I currently manage the design internship program at Hulsbosch which is a longstanding, robust and highly engaging program that mentors and supports our industry’s future talent.

Through this contribution, I’m very aware I have a pivotal hand in helping to ‘future fit’ new candidates as they enter the world of creativity.

After giving a recent lecture at Billy Blue College of Design in Sydney, I understand that future talent is as keen as ever, and perhaps isn’t looking for what everyone thinks.

This fact was brought to the surface nicely in *PWCs latest ‘What workers want’ Report. It found that employees highest ranked **EVP preference was simply ‘working with good co-workers’. Could it be that the focus on specific issues such as wellbeing, upskilling, or future -of-work benefits are distracting from what talent is really after – working in a creatively supportive environment with good peers and mentors.
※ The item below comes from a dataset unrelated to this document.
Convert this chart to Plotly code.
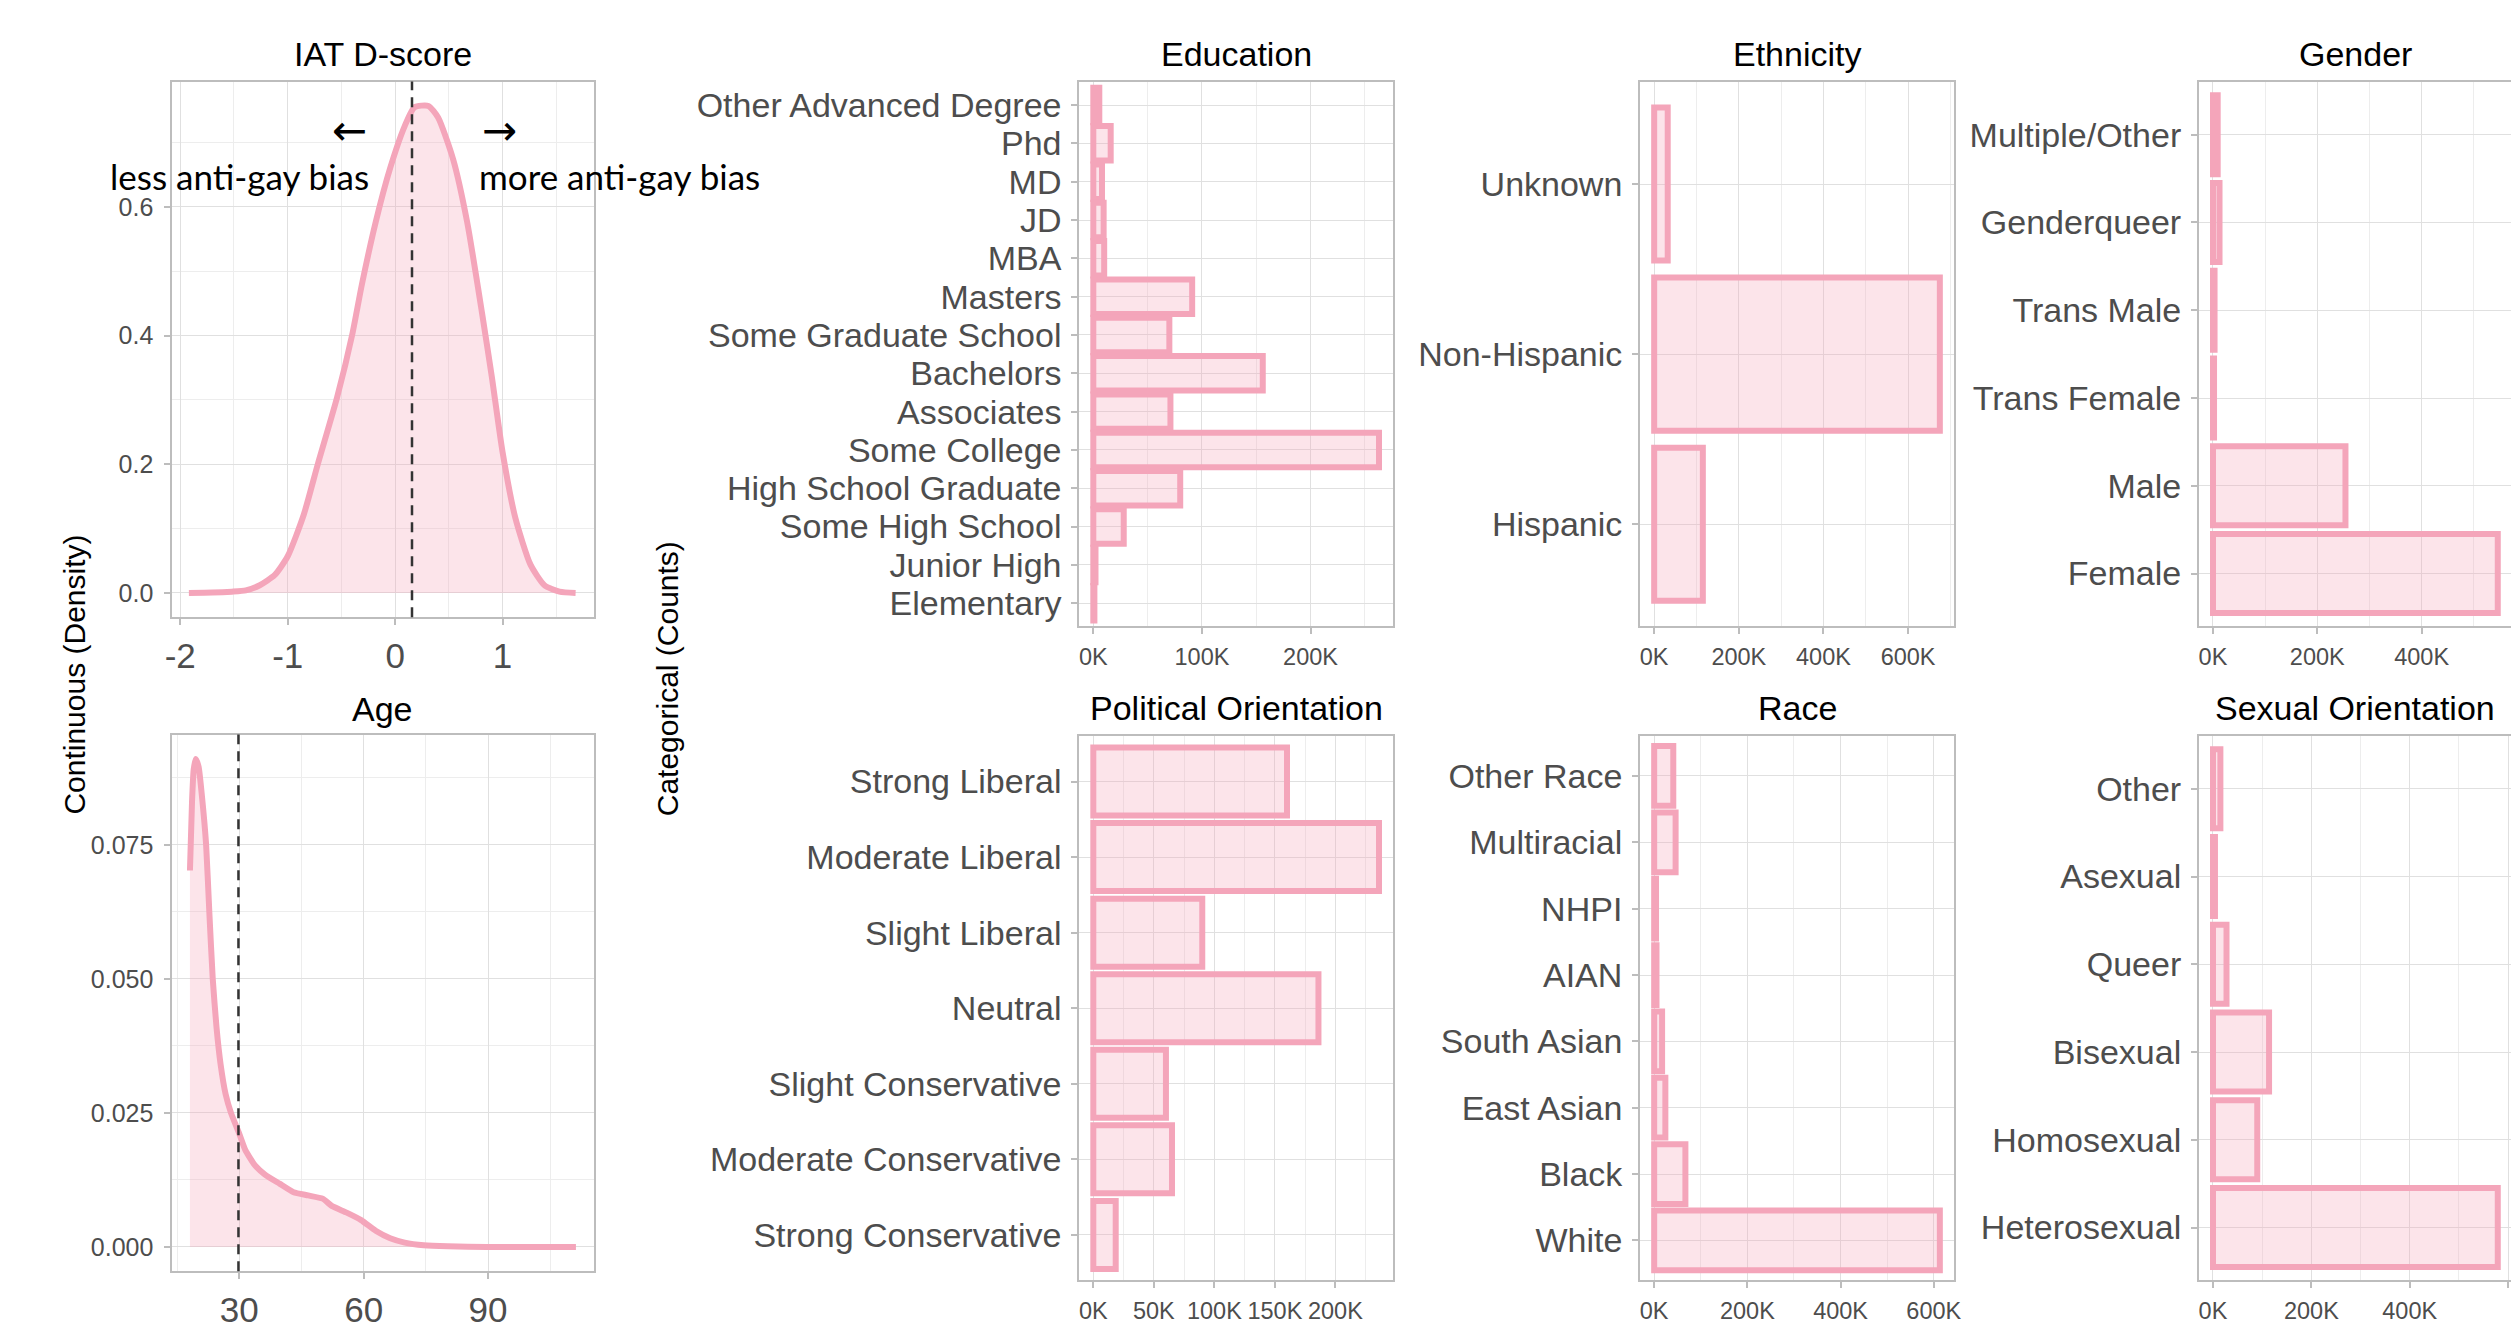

Significant changes for employment cater to those looking for a better life/work balance, remote work, special leave, or independent/flexible work. Most of these should be assumed to retain and attract great people in a competitive market, but new talent often sees straight through the smoke and mirrors, and it leaves us to question what’s left behind.

What’s most attractive and beneficial in today’s workplace is not costly or elaborate but is as important as things that do cost. It’s open collaboration and a truly inclusive work environment that creates a sense of achieving greatness together.